As we discussed earlier in this thread, we can skip the req->opcode
check before both the _entry and _exit calls, so we are left with just
the bare audit calls in the io_uring code. As the _entry and _exit
functions are small, I've copied them and their supporting functions
below and I'll try to explain what would happen in CONFIG_AUDIT=y,
"task,never" case.
+ static inline struct audit_context *audit_context(void)
+ {
+ return current->audit_context;
+ }
+ static inline bool audit_dummy_context(void)
+ {
+ void *p = audit_context();
+ return !p || *(int *)p;
+ }
+ static inline void audit_uring_entry(u8 op)
+ {
+ if (unlikely(audit_enabled && audit_context()))
+ __audit_uring_entry(op);
+ }
We have one if statement where the conditional checks on two
individual conditions. The first (audit_enabled) is simply a check to
see if anyone has "turned on" auditing at runtime; historically this
worked rather well, and still does in a number of places, but ever
since systemd has taken to forcing audit on regardless of the admin's
audit configuration it is less useful. The second (audit_context())
is a check to see if an audit_context has been allocated for the
current task. In the case of "task,never" current->audit_context will
be NULL (see audit_alloc()) and the __audit_uring_entry() slowpath
will never be called.
Worst case here is checking the value of audit_enabled and
current->audit_context. Depending on which you think is more likely
we can change the order of the check so that the
current->audit_context check is first if you feel that is more likely
to be NULL than audit_enabled is to be false (it may be that way now).
+ static inline void audit_uring_exit(int success, long code)
+ {
+ if (unlikely(!audit_dummy_context()))
+ __audit_uring_exit(success, code);
+ }
The exit call is very similar to the entry call, but in the
"task,never" case it is very simple as the first check to be performed
is the current->audit_context check which we know to be NULL. The
__audit_uring_exit() slowpath will never be called.

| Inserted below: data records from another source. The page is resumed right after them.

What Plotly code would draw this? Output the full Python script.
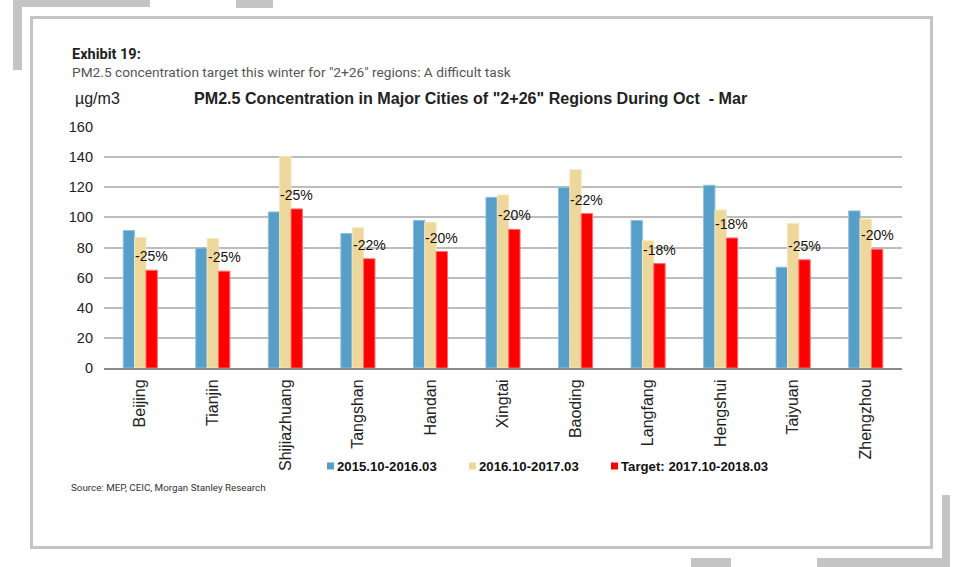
import plotly.graph_objects as go

# ---------------- data ----------------
cities = ["Beijing", "Tianjin", "Shijiazhuang", "Tangshan", "Handan", "Xingtai",
          "Baoding", "Langfang", "Hengshui", "Taiyuan", "Zhengzhou"]
pm_2015_16 = [91.3, 79.6, 103.6, 89.3, 98.0, 113.3, 119.8, 98.0, 121.3, 66.9, 104.3]
pm_2016_17 = [86.7, 86.0, 140.5, 93.1, 96.7, 114.9, 131.6, 84.5, 104.9, 96.0, 98.9]
pm_target = [64.9, 64.3, 105.6, 72.5, 77.3, 92.0, 102.5, 69.3, 86.3, 71.8, 78.9]
cut_labels = ["-25%", "-25%", "-25%", "-22%", "-20%", "-20%", "-22%", "-18%", "-18%", "-25%", "-20%"]
series_names = ["2015.10-2016.03", "2016.10-2017.03", "Target: 2017.10-2018.03"]
y_ticks = [0, 20, 40, 60, 80, 100, 120, 140, 160]

# ---------------- style ----------------
W, H = 960, 567
PL, PR, PT, PB = 104, 902, 127, 368      # plot area in pixels
colors = ["#579fc9", "#eed79b", "#ff0000"]
edge = ["#8fc0dc", "#f6e6bd", "#ff6a6a"]
FONT = "Liberation Sans, Arial"
HFONT = "Roboto"
GRAY = "#c4c4c4"


def px(x):
    return (x - PL) / (PR - PL)


def py(y):
    return (PB - y) / (PB - PT)


fig = go.Figure()
for name, vals, c, e in zip(series_names, [pm_2015_16, pm_2016_17, pm_target], colors, edge):
    fig.add_trace(go.Bar(x=cities, y=vals, name=name, marker=dict(color=c, line=dict(color=e, width=1)),
                         showlegend=False))

annotations = []
# data labels above the target bars
for city, v, lab in zip(cities, pm_target, cut_labels):
    annotations.append(dict(x=city, y=v, xref="x", yref="y", text=lab, showarrow=False,
                            xanchor="center", yanchor="middle", xshift=11.3, yshift=14,
                            font=dict(family=FONT, size=14, color="#111")))

# titles / header texts
annotations += [
    dict(x=px(70), y=py(55), xref="paper", yref="paper", text="<b>Exhibit 19:</b>", showarrow=False,
         xanchor="left", yanchor="middle", font=dict(family=HFONT, size=14.5, color="#222")),
    dict(x=px(70), y=py(72), xref="paper", yref="paper",
         text='PM2.5 concentration target this winter for "2+26" regions: A difficult task', showarrow=False,
         xanchor="left", yanchor="middle", font=dict(family=HFONT, size=13.7, color="#555")),
    dict(x=px(73), y=py(98), xref="paper", yref="paper", text="\u00b5g/m3", showarrow=False,
         xanchor="left", yanchor="middle", font=dict(family=FONT, size=16, color="#222")),
    dict(x=px(470.5), y=py(98), xref="paper", yref="paper",
         text='<b>PM2.5 Concentration in Major Cities of "2+26" Regions During Oct  - Mar</b>', showarrow=False,
         xanchor="center", yanchor="middle", font=dict(family=FONT, size=16.1, color="#222")),
    dict(x=px(69), y=py(487), xref="paper", yref="paper",
         text="Source: MEP, CEIC, Morgan Stanley Research", showarrow=False,
         xanchor="left", yanchor="middle", font=dict(family=HFONT, size=9.8, color="#333")),
]

shapes = []
# custom legend
leg_x = [327, 469, 611]
for lx, name, c in zip(leg_x, series_names, colors):
    shapes.append(dict(type="rect", xref="paper", yref="paper", x0=px(lx), x1=px(lx + 7),
                       y0=py(462.5), y1=py(469.5), fillcolor=c, line=dict(width=0)))
    annotations.append(dict(x=px(lx + 8), y=py(466), xref="paper", yref="paper", text="<b>%s</b>" % name,
                            showarrow=False, xanchor="left", yanchor="middle",
                            font=dict(family=FONT, size=13.2, color="#111")))

# decorative frame
shapes.append(dict(type="rect", xref="paper", yref="paper", x0=px(31.5), x1=px(931.5), y0=py(547.5), y1=py(17.5),
                   line=dict(color=GRAY, width=3), fillcolor="rgba(0,0,0,0)", layer="below"))
for (x0, y0, x1, y1) in [(13, 0, 150, 7), (13, 0, 22, 70), (236, 0, 273, 8),
                         (942, 495, 950, 567), (817, 558, 950, 567), (691, 558, 731, 567)]:
    shapes.append(dict(type="rect", xref="paper", yref="paper", x0=px(x0), x1=px(x1), y0=py(y1), y1=py(y0),
                       fillcolor=GRAY, line=dict(width=0), layer="below"))

fig.update_layout(
    width=W, height=H,
    margin=dict(l=PL, r=W - PR, t=PT, b=H - PB, pad=0),
    paper_bgcolor="white", plot_bgcolor="white",
    barmode="group", bargap=0.53, bargroupgap=0,
    showlegend=False,
    annotations=annotations, shapes=shapes,
    font=dict(family=FONT, size=16, color="#222"),
)
fig.update_yaxes(range=[0, 160], tickvals=y_ticks, showgrid=True, gridcolor="#bdbdbd", gridwidth=1.5,
                 zeroline=False, showline=False, ticks="", ticklabelstandoff=10,
                 tickfont=dict(family=FONT, size=14.5, color="#222"))
fig.update_xaxes(showline=True, linecolor="#8a8a8a", linewidth=2, ticks="", tickangle=-90,
                 tickfont=dict(family=FONT, size=16, color="#222"), ticklabelstandoff=3)

fig.write_html("out.html", config={"displayModeBar": False},
               post_script="document.body.style.margin='0';")
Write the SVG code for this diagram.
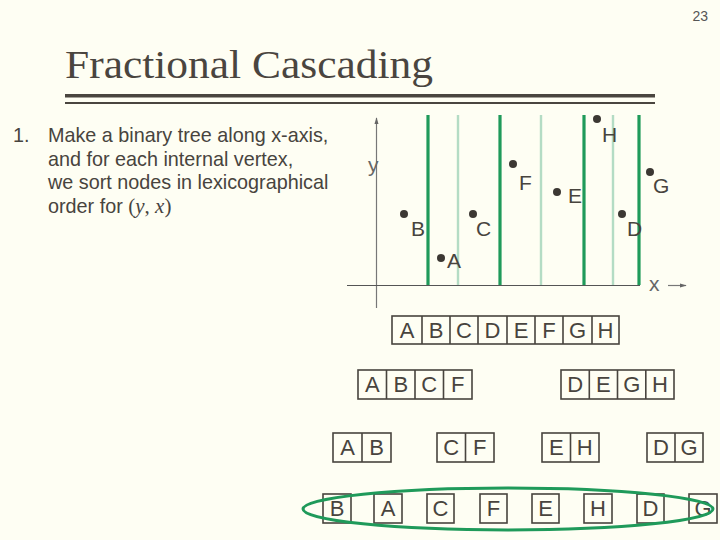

aio never had any audit logging as far as I can tell. I think
it'd make
a lot more sense to selectively enable audit logging only for opcodes
that we care about. File open/create/unlink/mkdir etc, that kind of
thing. File level operations that people would care about logging. Would
they care about logging a buffer registration or a polled read from a
device/file? I highly doubt it, and we don't do that for alternative
methods either. Doesn't really make sense for a lot of the other
operations, imho.
We would need to check with the current security requirements (there
are distro people on the linux-audit list that keep track of that
stuff), but looking at the opcodes right now my gut feeling is that
most of the opcodes would be considered "security relevant" so
selective auditing might not be that useful in practice. It would
definitely clutter the code and increase the chances that new opcodes
would not be properly audited when they are merged.
--
paul moore
www.paul-moore.com